Thursday, October 28, 2004

hmmmm

looks a little ghetto...

i'll have to keep working on it.
***
tomorrow i will be volunteering at an Arts in Education Conference for New York City. i have been contemplating getting into this field for a while and this is my first step in that direction. i'm excited to learn a little more about what is out there and how to actually become an 'actor-teacher.' i love kids and i love theatre, so i think its a pretty good match. hopefully i'll make some new contacts and maybe find an internship or something.

anything to get me out of this temping rut i've been in forever. gah!

did i do that?

oh my god you guys, look! see there, on the right side of this page? lookee at the pretty links that i added all by myself! holy crap, i figured something out!

i am a genius!

A QUIZ with some html code!

I'm an irredeemably eejitous, liberal, not-too-generous, not-too-selfish, relatively well adjusted human being!
What are you?
Brought to you by Rum and Monkey

I promise not to have hundreds of these thingees, but I desperately wanted something to clicky clicky on my site.

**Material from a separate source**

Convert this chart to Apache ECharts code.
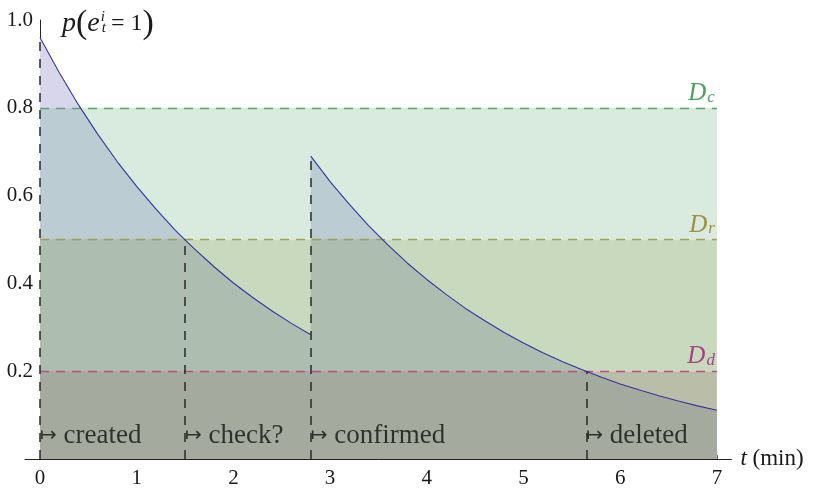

Wednesday, October 27, 2004

yes, and

the "how can i not be myself" thing is totally a rip off of "i heart huckabees" question of "how am i not myself", only in my mind it got a little mixed up.

and

"divinemissk" is most definitely in homage to the world's greatest entertainer, THE DIVINE MISS M.

i.

love.

her.

oh, and

i really frigging love theatre, the stage and acting. really. friggin. love. it.

just in case you didn't get that from the whole career-minded talk below. i've done so much free work and you just don't do that unless you love it. i'm not going to get into my motivation or my passion or justify any of that right now. just know that i really feel 100% when collaborating with other people and being immersed in my art.

i.

love.

it.

maybe a little about me

i have no idea how to do any of this blog stuff, like a bio, or links or html code or anything. i suppose i will learn in time, but i'm feeling rather lazy right now, so i'm not gonna do it.

here's a little about me myself and i:

i have lived in new york city for the past 4 years and LOVE it here. however i don't see myself permanently living here forever. a dream life would include a 'country' house upstate (off the grid, and totally rad) and an apt in the city, and a hybrid car that gets 100 mpg to go back and forth.

i live with my bf herein known as "kpr" and we've been together almost as long as i have been in nyc.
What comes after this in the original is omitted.